SAN FRANCISCO (CBS/AP) --The federal receiver who controls medical care in California's prisons is ordering thousands of high-risk inmates out of two Central Valley prisons in response to hundreds of hospitalizations and dozens of deaths due to valley fever.

Medical receiver J. Clark Kelso on Monday ordered the state corrections department to exclude black, Filipino and other medically risky inmates from the two prisons because they are more susceptible to the airborne fungal infection, which originates in the region's soil.

The receiver's office says the order will affect about 40 percent of the more than 8,200 inmates in Avenal and Pleasant Valley state prisons.

That creates problems for corrections officials who face a December court deadline to reduce overcrowding in prisons statewide.

The department said it was reviewing Kelso's order.

Earlier, a medical expert said valley fever was spreading so quickly through the two prisons that he recommended the state act quickly to stem the outbreak or shut the institutions down.

In a sworn declaration to a federal judge in San Francisco, Dr. John Galgiani said the situation at the Pleasant Valley and Avenal prisons was a "public health emergency."

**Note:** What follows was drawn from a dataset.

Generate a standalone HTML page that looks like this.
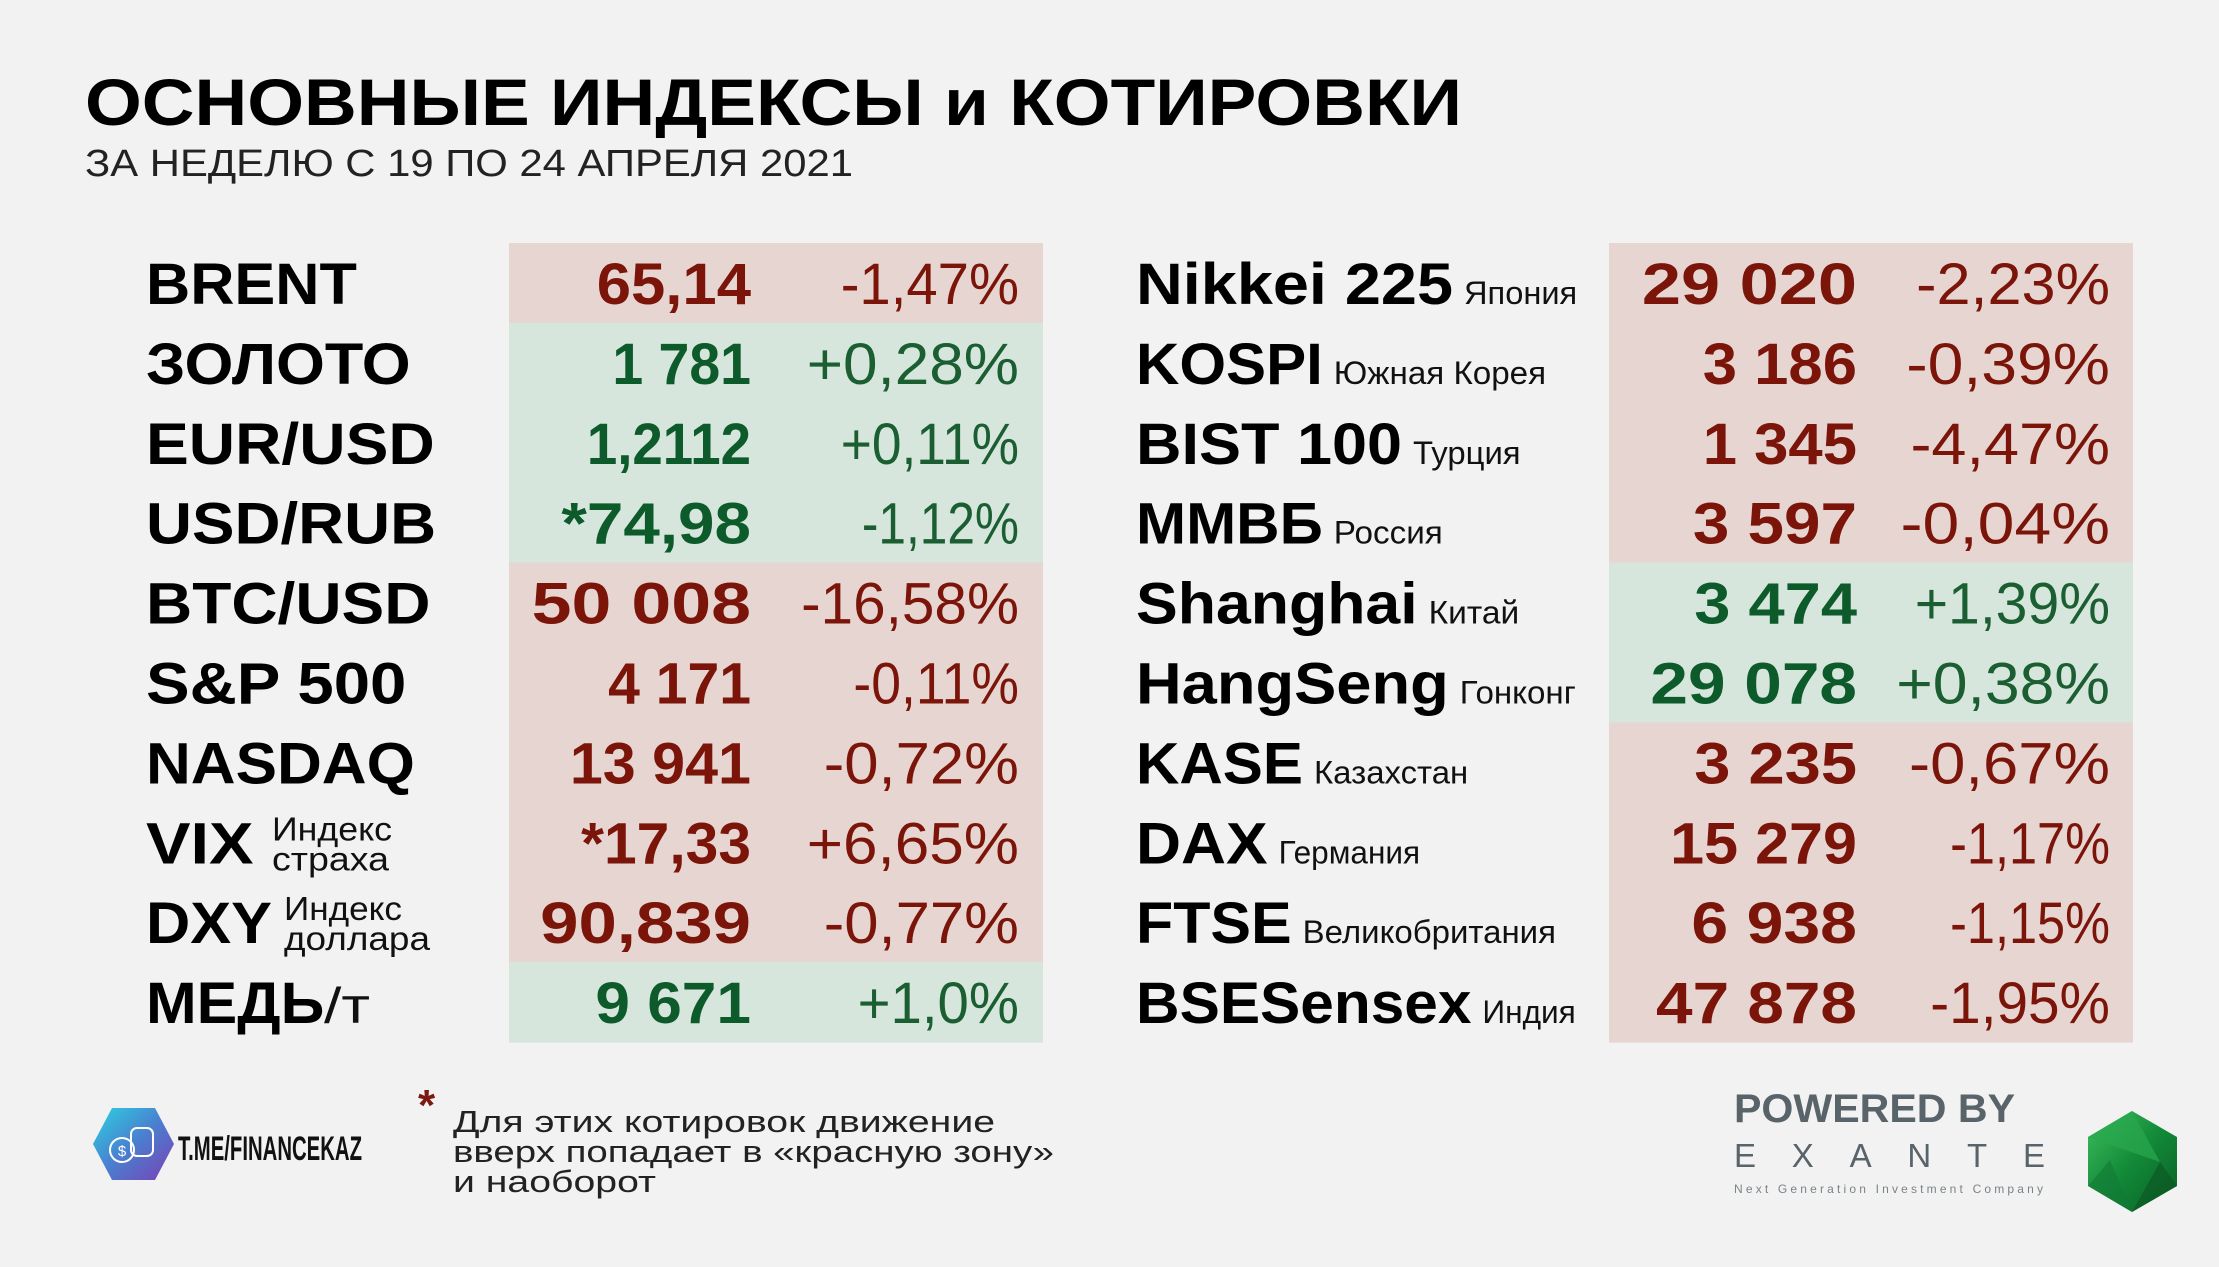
<!DOCTYPE html>
<html><head><meta charset="utf-8">
<style>
html,body{margin:0;padding:0;background:#f2f2f2;}
svg{display:block;}
text{font-family:"Liberation Sans","DejaVu Sans",sans-serif;}
</style></head>
<body>
<svg id="s" width="2219" height="1267" viewBox="0 0 2219 1267" xmlns="http://www.w3.org/2000/svg">
<defs>
<linearGradient id="hexg" x1="0" y1="0" x2="1" y2="1"><stop offset="0" stop-color="#2bd3e0"/><stop offset="0.5" stop-color="#4a7fd0"/><stop offset="1" stop-color="#7a3fb5"/></linearGradient>
<linearGradient id="gemg" x1="0" y1="0" x2="1" y2="1"><stop offset="0" stop-color="#3fbf60"/><stop offset="0.5" stop-color="#128a38"/><stop offset="1" stop-color="#0a5e26"/></linearGradient>
</defs>
<rect x="0" y="0" width="2219" height="1267" fill="#f2f2f2"/>
<text x="85" y="125" font-size="66" font-weight="bold" fill="#000" textLength="1377" lengthAdjust="spacingAndGlyphs">ОСНОВНЫЕ ИНДЕКСЫ и КОТИРОВКИ</text>
<text x="85" y="176" font-size="38" fill="#222" textLength="768" lengthAdjust="spacingAndGlyphs">ЗА НЕДЕЛЮ С 19 ПО 24 АПРЕЛЯ 2021</text>
<g id="rows"></g>
<!-- footer -->
<g>
<polygon points="112,1108 155,1108 174,1144 155,1180 112,1180 93,1144" fill="url(#hexg)"/>
<circle cx="122" cy="1150" r="12" fill="none" stroke="#fff" stroke-width="2"/>
<text x="122" y="1156" font-size="15" fill="#fff" text-anchor="middle">$</text>
<rect x="131" y="1128" width="22" height="28" rx="6" fill="none" stroke="#fff" stroke-width="2"/>
</g>
<text x="178" y="1160" font-size="34" font-weight="bold" fill="#111" textLength="184" lengthAdjust="spacingAndGlyphs">T.ME/FINANCEKAZ</text>
<text x="418" y="1120" font-size="44" font-weight="bold" fill="#7a1a10">*</text>
<text font-size="31" fill="#222">
<tspan x="453" y="1132" textLength="542" lengthAdjust="spacingAndGlyphs">Для этих котировок движение</tspan>
<tspan x="453" y="1162" textLength="601" lengthAdjust="spacingAndGlyphs">вверх попадает в «красную зону»</tspan>
<tspan x="453" y="1192" textLength="203" lengthAdjust="spacingAndGlyphs">и наоборот</tspan>
</text>
<text x="1734" y="1122" font-size="40" font-weight="bold" fill="#58636a" textLength="281" lengthAdjust="spacingAndGlyphs">POWERED BY</text>
<text x="1734" y="1167" font-size="33" fill="#58636a" textLength="311" lengthAdjust="spacing">EXANTE</text>
<text x="1734" y="1193" font-size="12" fill="#7a8388" textLength="309" lengthAdjust="spacing">Next Generation Investment Company</text>
<g>
<polygon points="2132,1111 2177,1137 2177,1186 2132,1212 2088,1186 2088,1137" fill="url(#gemg)"/>
<polygon points="2132,1111 2160,1162 2088,1137" fill="#2aa84e" opacity="0.7"/>
<polygon points="2160,1162 2177,1186 2132,1212" fill="#0b5a24" opacity="0.7"/>
<polygon points="2088,1186 2132,1212 2110,1160" fill="#137a35" opacity="0.6"/>
</g>
</svg>
<script>
const leftNames = ["BRENT","ЗОЛОТО","EUR/USD","USD/RUB","BTC/USD","S&P 500","NASDAQ","VIX","DXY","МЕДЬ"];
const leftSubs = ["","","","","","","",["Индекс","страха"],["Индекс","доллара"],"/т"];
const leftValues = ["65,14","1 781","1,2112","*74,98","50 008","4 171","13 941","*17,33","90,839","9 671"];
const leftPcts = ["-1,47%","+0,28%","+0,11%","-1,12%","-16,58%","-0,11%","-0,72%","+6,65%","-0,77%","+1,0%"];
const leftZones = ["r","g","g","g","r","r","r","r","r","g"];
const rightNames = ["Nikkei 225","KOSPI","BIST 100","ММВБ","Shanghai","HangSeng","KASE","DAX","FTSE","BSESensex"];
const rightSubs = ["Япония","Южная Корея","Турция","Россия","Китай","Гонконг","Казахстан","Германия","Великобритания","Индия"];
const rightValues = ["29 020","3 186","1 345","3 597","3 474","29 078","3 235","15 279","6 938","47 878"];
const rightPcts = ["-2,23%","-0,39%","-4,47%","-0,04%","+1,39%","+0,38%","-0,67%","-1,17%","-1,15%","-1,95%"];
const rightZones = ["r","r","r","r","g","g","r","r","r","r"];

// measured display widths (display px, scale 1.4152)
const S = 2219/1568;
const lNameW=[149,187,204,205,201,184,190,76,89,126];
const lValW=[109,98,116,134,155,101,128,120,149,110];
const lPctW=[126,150,126,111,154,117,138,150,138,114];
const rNameW=[224,132,188,132,199,221,118,93,110,237];
const rSubW=[80,150,76,77,64,82,109,100,179,66];
const rValW=[152,109,109,116,115,146,115,132,117,142];
const rPctW=[137,144,141,148,138,151,142,113,113,127];

const NS="http://www.w3.org/2000/svg";
const g=document.getElementById('rows');
const rowTop=243, rowH=79.9, base0=304;
function t(x,y,str,size,weight,fill,w,anchor){
  const e=document.createElementNS(NS,'text');
  e.setAttribute('x',x);e.setAttribute('y',y);
  e.setAttribute('font-size',size);
  if(weight)e.setAttribute('font-weight',weight);
  e.setAttribute('fill',fill);
  if(anchor)e.setAttribute('text-anchor',anchor);
  if(w){e.setAttribute('textLength',w);e.setAttribute('lengthAdjust','spacingAndGlyphs');}
  e.textContent=str;g.appendChild(e);return e;
}
const RED_BG="#e7d5d2",GRN_BG="#d6e6dc",RED="#7b1409",GRN="#0d5a2b",GRN2="#1a5e31";
function panel(x,w,zones,nm){
  zones.forEach((z,i)=>{
    const r=document.createElementNS(NS,'rect');
    r.setAttribute('x',x);r.setAttribute('y',rowTop+i*rowH);
    r.setAttribute('width',w);r.setAttribute('height',rowH+0.6);
    r.setAttribute('fill',z==='r'?RED_BG:GRN_BG);
    
    
    g.appendChild(r);
  });
}
panel(509,534,leftZones,'left');
panel(1609,524,rightZones,'right');

leftNames.forEach((n,i)=>{
  const y=base0+i*rowH;
  const e=t(146,y,n,58,'bold','#000',lNameW[i]*S);
  
  
  const sub=leftSubs[i];
  if(Array.isArray(sub)){
    const sx=(i===7)?272:284;
    const a=t(sx,y-23,sub[0],33,null,'#111',(i===7?120:118));
    
    
    const b=t(sx,y+7,sub[1],33,null,'#111',(i===7?117:146));
    
    
  } else if(sub){
    const s=t(324,y,sub,50,null,'#111',46);
    
    
  }
  const col=leftZones[i]==='r'?RED:GRN;
  const v=t(751,y,leftValues[i],58,'bold',col,lValW[i]*S,'end');
  
  
  const p=t(1019,y,leftPcts[i],58,null,leftZones[i]==='r'?RED:GRN2,lPctW[i]*S,'end');
  
  
});
rightNames.forEach((n,i)=>{
  const y=base0+i*rowH;
  const w=rNameW[i]*S;
  const e=t(1136,y,n,58,'bold','#000',w);
  
  
  const s=t(1136+w+11,y,rightSubs[i],32,null,'#111',rSubW[i]*S);
  
  
  const col=rightZones[i]==='r'?RED:GRN;
  const v=t(1857,y,rightValues[i],58,'bold',col,rValW[i]*S,'end');
  
  
  const p=t(2110,y,rightPcts[i],58,null,rightZones[i]==='r'?RED:GRN2,rPctW[i]*S,'end');
  
  
});
</script>
</body></html>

Valley fever is a fungal infection that causes flu-like symptoms and can be lethal. The San Francisco Chronicle reports that according to Galgiani, 62 California prisoners died from 2006 through January 2013 after coming down with the disease.

His report did not specify how many of those deaths occurred at Pleasant Valley and Avenal. But he said those prisons had by far the highest rates of Valley fever.